- **Problem to work on**:
Your copy should hold exactly the lines from the one containing "Recreate this image as a Python script that uses seaborn" to the one containing "color='black', zorder=5)", inclusive, with no pictures.

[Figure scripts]

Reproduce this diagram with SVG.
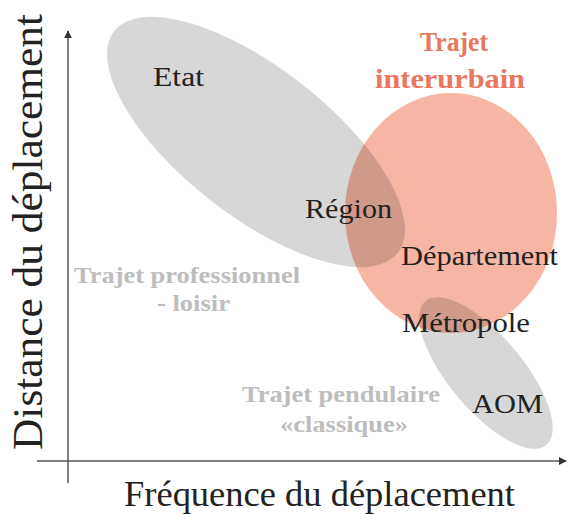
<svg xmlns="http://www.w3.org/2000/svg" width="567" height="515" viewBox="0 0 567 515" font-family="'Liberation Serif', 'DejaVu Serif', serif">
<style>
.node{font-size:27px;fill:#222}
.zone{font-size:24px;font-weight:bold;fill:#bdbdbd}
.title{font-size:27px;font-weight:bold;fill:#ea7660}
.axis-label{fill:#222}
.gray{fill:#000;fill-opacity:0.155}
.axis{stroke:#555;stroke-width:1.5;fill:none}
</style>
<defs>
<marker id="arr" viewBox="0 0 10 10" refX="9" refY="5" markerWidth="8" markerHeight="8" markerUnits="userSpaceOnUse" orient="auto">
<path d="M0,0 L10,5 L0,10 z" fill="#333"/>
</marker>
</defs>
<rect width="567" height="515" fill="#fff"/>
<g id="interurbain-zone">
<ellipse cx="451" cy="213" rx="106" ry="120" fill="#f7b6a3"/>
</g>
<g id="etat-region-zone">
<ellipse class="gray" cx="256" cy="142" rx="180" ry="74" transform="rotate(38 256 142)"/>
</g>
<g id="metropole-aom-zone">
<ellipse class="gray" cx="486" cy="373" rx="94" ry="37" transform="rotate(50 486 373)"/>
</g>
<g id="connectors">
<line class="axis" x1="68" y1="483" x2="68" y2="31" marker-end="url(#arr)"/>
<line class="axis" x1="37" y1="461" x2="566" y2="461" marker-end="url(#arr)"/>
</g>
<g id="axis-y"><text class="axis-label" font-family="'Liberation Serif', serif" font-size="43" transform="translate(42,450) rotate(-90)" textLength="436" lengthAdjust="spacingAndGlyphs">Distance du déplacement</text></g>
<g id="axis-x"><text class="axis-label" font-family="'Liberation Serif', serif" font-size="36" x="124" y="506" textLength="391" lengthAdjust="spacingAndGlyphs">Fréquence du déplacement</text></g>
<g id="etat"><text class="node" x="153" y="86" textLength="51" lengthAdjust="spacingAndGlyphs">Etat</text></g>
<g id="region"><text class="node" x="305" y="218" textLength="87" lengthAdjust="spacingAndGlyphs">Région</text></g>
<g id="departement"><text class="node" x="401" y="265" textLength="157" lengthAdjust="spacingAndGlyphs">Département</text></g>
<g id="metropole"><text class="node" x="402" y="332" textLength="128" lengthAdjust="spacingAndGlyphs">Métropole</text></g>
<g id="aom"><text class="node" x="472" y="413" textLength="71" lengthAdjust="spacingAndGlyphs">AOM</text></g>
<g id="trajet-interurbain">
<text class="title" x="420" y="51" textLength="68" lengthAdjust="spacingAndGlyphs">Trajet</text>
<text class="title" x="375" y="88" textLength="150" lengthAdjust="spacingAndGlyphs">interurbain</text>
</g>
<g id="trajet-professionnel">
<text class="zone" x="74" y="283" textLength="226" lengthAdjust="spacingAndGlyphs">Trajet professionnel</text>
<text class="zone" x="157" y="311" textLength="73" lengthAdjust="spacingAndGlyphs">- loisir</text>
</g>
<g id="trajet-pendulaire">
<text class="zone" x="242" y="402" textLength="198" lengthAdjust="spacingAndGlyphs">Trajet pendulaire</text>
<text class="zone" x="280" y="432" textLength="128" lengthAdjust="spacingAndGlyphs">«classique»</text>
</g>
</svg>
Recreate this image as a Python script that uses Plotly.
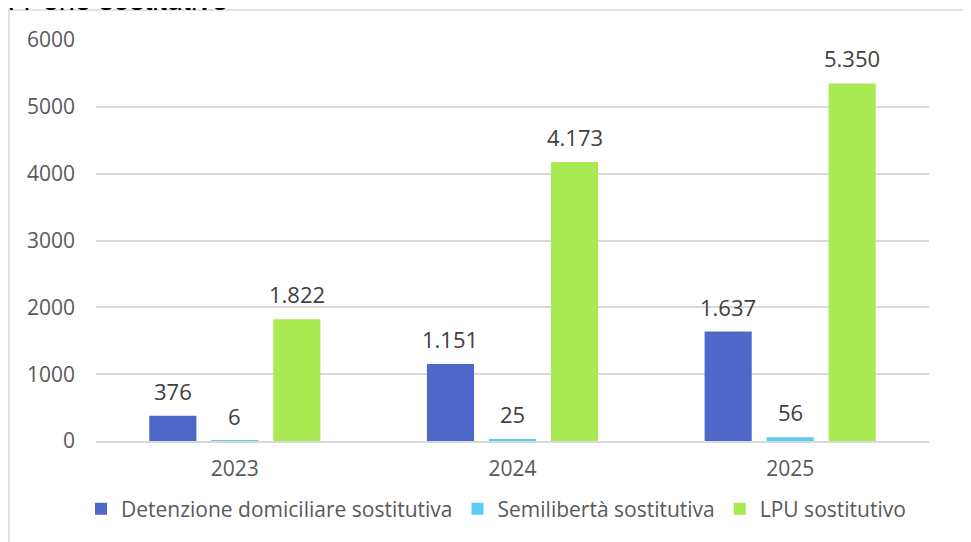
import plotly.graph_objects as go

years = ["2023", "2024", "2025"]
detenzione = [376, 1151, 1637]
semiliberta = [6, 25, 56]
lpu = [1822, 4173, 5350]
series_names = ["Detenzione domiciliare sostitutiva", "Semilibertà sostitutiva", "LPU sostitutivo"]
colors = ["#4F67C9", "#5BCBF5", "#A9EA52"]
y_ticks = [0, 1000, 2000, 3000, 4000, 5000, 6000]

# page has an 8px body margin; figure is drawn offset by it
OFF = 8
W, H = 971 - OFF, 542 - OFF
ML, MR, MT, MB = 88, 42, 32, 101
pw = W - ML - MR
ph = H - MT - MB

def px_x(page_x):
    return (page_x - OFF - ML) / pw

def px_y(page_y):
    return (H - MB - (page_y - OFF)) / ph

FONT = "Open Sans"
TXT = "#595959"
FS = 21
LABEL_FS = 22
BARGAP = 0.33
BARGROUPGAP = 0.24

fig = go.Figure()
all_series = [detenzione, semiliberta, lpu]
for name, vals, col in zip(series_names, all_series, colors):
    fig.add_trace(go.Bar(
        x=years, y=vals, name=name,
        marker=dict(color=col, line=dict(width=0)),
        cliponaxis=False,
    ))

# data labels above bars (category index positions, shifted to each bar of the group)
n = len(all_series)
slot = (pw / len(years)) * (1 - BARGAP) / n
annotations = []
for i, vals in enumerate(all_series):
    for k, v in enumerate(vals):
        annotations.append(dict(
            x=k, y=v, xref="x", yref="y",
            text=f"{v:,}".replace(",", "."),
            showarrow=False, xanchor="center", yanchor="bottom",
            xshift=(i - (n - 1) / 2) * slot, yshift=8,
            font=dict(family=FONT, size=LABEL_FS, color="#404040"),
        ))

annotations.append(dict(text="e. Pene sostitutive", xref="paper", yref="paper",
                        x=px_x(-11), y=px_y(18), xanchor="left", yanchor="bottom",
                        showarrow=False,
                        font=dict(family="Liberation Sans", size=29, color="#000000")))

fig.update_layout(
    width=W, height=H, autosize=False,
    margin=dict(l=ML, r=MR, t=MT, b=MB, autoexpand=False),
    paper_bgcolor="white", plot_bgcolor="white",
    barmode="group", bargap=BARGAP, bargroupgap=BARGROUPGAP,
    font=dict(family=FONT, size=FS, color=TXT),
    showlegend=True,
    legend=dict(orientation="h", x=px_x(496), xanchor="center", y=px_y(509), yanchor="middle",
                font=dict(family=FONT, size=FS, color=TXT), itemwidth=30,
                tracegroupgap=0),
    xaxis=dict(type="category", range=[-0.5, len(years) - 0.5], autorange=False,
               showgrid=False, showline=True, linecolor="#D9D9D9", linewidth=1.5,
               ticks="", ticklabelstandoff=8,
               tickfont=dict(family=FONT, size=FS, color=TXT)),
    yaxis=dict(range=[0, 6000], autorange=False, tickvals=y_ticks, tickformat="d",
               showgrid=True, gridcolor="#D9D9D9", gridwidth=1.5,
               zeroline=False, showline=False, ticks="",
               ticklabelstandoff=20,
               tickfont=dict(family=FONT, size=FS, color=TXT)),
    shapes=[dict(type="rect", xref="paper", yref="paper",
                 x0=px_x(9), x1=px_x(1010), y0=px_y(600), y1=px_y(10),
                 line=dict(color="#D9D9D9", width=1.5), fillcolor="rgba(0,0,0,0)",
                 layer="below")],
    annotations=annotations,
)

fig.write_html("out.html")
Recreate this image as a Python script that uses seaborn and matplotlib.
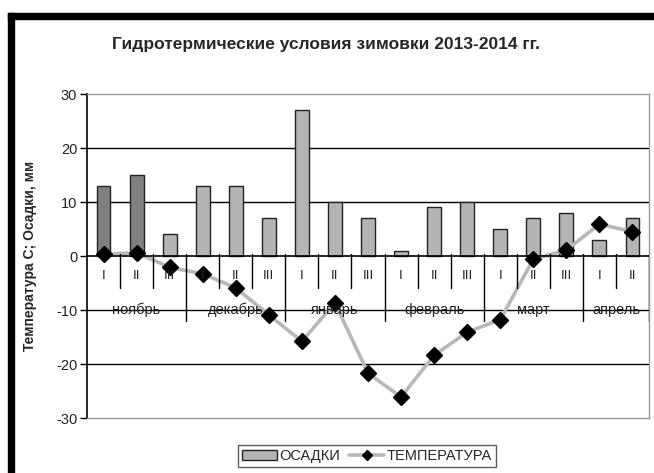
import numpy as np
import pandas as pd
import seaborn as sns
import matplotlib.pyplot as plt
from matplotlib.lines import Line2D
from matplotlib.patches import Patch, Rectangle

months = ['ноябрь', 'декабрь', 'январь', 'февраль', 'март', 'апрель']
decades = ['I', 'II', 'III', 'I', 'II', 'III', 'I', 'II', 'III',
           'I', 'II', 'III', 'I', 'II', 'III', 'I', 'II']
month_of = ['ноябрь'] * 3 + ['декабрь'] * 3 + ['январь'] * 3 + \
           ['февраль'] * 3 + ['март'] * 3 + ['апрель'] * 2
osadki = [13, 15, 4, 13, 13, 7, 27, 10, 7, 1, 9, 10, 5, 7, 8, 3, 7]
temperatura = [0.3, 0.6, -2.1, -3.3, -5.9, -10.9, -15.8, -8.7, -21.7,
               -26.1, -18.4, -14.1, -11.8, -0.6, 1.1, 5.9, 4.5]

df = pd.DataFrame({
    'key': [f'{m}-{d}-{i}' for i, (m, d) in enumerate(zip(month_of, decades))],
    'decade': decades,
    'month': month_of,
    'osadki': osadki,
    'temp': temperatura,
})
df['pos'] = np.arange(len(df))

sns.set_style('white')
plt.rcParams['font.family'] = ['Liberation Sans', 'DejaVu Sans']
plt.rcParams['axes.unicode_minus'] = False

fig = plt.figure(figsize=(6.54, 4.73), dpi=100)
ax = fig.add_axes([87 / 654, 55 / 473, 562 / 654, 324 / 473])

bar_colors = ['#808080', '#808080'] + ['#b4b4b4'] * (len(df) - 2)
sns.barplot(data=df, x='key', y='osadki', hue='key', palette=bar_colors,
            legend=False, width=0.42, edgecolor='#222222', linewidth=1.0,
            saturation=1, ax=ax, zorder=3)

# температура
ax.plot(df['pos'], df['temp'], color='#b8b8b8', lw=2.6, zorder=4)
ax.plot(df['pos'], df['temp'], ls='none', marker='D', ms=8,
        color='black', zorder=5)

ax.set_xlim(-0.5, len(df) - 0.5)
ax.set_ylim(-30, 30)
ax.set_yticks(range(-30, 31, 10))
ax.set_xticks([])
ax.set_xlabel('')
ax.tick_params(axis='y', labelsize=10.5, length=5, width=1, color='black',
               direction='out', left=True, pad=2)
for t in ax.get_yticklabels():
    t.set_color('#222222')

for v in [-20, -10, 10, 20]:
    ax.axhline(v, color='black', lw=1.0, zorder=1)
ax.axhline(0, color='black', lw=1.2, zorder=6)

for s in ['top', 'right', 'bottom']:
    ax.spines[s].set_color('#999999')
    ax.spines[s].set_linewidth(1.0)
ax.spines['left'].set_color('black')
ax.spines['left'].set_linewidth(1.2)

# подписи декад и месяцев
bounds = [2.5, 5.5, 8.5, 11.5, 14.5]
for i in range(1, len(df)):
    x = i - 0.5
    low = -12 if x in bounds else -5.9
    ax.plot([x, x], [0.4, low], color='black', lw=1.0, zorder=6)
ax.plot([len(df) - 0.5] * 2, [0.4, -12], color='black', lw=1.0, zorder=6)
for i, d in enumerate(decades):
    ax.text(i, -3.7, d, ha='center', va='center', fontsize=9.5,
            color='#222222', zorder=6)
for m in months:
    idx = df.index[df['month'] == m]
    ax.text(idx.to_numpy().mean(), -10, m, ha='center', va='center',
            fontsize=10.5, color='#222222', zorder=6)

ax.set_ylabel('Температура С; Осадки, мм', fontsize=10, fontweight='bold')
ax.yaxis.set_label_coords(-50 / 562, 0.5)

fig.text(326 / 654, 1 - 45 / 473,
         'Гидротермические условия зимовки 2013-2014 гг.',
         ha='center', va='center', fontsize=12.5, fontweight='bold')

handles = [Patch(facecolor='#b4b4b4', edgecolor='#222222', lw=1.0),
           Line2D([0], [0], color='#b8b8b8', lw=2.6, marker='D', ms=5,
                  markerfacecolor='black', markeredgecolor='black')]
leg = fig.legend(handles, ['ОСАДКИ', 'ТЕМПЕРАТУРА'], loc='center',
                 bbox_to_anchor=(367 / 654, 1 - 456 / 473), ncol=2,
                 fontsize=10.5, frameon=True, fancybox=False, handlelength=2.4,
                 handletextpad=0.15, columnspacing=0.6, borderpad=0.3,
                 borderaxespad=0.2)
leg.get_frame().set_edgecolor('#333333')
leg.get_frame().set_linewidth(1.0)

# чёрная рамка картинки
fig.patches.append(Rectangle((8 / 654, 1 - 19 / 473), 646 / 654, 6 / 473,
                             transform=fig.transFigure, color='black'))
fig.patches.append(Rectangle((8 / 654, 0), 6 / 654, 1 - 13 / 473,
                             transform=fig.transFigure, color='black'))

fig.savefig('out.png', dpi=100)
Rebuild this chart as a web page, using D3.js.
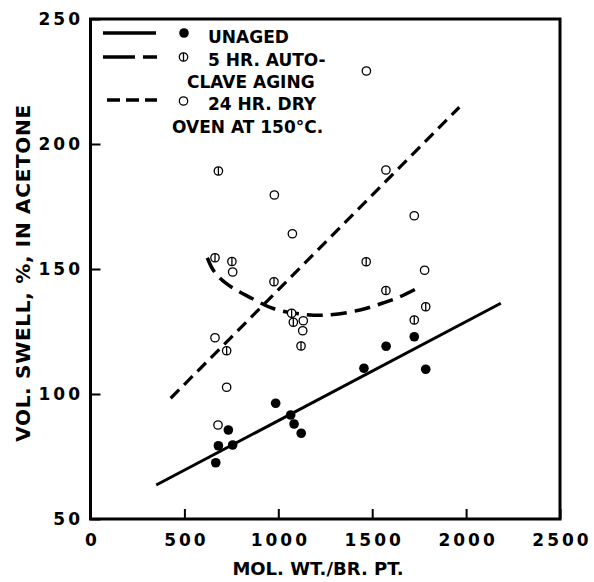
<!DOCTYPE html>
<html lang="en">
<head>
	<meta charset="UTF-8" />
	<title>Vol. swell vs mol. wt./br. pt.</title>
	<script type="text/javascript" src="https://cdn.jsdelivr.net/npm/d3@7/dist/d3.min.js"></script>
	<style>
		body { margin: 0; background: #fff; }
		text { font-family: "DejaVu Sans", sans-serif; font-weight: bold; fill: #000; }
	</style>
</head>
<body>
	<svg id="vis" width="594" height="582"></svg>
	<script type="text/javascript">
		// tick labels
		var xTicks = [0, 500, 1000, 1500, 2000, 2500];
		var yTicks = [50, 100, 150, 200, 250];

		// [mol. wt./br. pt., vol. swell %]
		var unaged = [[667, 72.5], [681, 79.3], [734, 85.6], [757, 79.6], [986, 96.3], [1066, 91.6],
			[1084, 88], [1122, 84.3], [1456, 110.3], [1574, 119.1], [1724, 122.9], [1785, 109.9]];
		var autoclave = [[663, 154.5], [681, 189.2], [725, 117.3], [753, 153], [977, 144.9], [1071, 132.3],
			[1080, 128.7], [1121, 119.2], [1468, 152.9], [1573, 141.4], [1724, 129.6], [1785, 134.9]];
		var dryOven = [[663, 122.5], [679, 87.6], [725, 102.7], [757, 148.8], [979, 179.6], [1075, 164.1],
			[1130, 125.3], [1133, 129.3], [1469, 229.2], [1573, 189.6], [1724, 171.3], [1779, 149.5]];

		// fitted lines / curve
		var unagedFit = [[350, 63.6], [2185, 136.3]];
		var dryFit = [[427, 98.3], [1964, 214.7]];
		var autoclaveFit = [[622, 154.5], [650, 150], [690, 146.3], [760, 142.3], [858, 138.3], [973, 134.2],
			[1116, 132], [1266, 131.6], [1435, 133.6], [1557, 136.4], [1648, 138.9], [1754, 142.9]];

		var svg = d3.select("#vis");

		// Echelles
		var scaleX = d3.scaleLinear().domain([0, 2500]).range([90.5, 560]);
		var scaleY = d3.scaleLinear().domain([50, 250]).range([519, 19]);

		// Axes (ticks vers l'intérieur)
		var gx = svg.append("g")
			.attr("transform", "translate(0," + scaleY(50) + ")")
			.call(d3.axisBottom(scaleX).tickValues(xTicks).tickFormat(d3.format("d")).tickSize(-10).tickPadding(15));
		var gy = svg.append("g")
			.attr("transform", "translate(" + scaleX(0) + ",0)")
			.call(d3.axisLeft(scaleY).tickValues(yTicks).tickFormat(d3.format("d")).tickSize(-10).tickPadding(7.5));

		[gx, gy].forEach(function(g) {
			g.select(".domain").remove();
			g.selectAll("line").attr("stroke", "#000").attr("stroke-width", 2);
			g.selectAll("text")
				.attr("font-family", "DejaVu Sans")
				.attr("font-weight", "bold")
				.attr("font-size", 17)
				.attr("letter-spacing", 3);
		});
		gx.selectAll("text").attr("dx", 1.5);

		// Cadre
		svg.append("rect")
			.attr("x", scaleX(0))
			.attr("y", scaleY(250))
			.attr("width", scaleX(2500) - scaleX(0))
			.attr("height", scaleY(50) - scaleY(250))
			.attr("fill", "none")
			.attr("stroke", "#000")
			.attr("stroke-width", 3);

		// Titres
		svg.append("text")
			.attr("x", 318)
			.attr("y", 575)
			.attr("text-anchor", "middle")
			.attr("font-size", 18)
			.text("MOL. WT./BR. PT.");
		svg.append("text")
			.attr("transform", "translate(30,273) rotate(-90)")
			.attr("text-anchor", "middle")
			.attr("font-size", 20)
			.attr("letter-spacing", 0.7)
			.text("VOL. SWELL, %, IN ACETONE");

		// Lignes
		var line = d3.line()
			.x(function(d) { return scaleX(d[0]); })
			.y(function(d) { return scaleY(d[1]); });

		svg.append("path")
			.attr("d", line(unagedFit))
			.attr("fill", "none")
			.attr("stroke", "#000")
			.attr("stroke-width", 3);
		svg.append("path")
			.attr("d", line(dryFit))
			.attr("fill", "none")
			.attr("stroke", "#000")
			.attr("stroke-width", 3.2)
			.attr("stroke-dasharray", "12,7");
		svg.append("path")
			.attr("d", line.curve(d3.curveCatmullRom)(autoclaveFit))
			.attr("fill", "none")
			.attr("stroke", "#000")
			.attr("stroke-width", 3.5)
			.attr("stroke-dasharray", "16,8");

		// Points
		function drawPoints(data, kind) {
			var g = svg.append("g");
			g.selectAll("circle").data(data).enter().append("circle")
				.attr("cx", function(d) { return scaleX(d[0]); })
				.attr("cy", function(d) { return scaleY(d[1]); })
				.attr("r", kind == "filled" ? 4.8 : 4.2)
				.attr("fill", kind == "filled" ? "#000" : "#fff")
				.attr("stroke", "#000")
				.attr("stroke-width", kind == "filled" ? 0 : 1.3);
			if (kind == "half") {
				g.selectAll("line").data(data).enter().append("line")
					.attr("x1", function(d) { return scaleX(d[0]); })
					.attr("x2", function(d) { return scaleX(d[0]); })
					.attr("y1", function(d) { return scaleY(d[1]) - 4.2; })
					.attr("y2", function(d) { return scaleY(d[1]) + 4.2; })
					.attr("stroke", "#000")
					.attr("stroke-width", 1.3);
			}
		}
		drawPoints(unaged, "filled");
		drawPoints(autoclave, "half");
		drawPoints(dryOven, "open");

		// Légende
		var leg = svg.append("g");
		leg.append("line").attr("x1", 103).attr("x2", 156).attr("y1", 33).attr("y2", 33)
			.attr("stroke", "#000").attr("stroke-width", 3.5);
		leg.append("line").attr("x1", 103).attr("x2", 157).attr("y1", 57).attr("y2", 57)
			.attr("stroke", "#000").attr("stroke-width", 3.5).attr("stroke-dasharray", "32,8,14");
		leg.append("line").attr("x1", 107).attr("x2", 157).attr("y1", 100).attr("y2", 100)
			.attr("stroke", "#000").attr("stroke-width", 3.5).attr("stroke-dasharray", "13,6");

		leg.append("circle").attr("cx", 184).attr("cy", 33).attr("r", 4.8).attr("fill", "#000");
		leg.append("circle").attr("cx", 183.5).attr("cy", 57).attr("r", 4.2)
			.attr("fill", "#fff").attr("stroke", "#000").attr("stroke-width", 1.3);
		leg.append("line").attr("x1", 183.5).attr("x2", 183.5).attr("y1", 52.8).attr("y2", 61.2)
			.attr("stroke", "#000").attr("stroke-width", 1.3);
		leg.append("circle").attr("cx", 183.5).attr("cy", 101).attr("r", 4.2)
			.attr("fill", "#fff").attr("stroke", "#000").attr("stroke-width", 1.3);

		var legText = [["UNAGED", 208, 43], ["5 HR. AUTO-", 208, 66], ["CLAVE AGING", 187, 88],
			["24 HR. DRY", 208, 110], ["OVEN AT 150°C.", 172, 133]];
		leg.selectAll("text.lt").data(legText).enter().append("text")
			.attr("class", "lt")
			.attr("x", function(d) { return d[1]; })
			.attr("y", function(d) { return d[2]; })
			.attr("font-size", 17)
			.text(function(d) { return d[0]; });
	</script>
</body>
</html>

- **Exercise answer**:
Recreate this image as a Python script that uses seaborn and matplotlib.
import numpy as np
import pandas as pd
import seaborn as sns
import matplotlib.pyplot as plt
from matplotlib.lines import Line2D
from matplotlib.patches import Patch, Rectangle

months = ['ноябрь', 'декабрь', 'январь', 'февраль', 'март', 'апрель']
decades = ['I', 'II', 'III', 'I', 'II', 'III', 'I', 'II', 'III',
           'I', 'II', 'III', 'I', 'II', 'III', 'I', 'II']
month_of = ['ноябрь'] * 3 + ['декабрь'] * 3 + ['январь'] * 3 + \
           ['февраль'] * 3 + ['март'] * 3 + ['апрель'] * 2
osadki = [13, 15, 4, 13, 13, 7, 27, 10, 7, 1, 9, 10, 5, 7, 8, 3, 7]
temperatura = [0.3, 0.6, -2.1, -3.3, -5.9, -10.9, -15.8, -8.7, -21.7,
               -26.1, -18.4, -14.1, -11.8, -0.6, 1.1, 5.9, 4.5]

df = pd.DataFrame({
    'key': [f'{m}-{d}-{i}' for i, (m, d) in enumerate(zip(month_of, decades))],
    'decade': decades,
    'month': month_of,
    'osadki': osadki,
    'temp': temperatura,
})
df['pos'] = np.arange(len(df))

sns.set_style('white')
plt.rcParams['font.family'] = ['Liberation Sans', 'DejaVu Sans']
plt.rcParams['axes.unicode_minus'] = False

fig = plt.figure(figsize=(6.54, 4.73), dpi=100)
ax = fig.add_axes([87 / 654, 55 / 473, 562 / 654, 324 / 473])

bar_colors = ['#808080', '#808080'] + ['#b4b4b4'] * (len(df) - 2)
sns.barplot(data=df, x='key', y='osadki', hue='key', palette=bar_colors,
            legend=False, width=0.42, edgecolor='#222222', linewidth=1.0,
            saturation=1, ax=ax, zorder=3)

# температура
ax.plot(df['pos'], df['temp'], color='#b8b8b8', lw=2.6, zorder=4)
ax.plot(df['pos'], df['temp'], ls='none', marker='D', ms=8,
        color='black', zorder=5)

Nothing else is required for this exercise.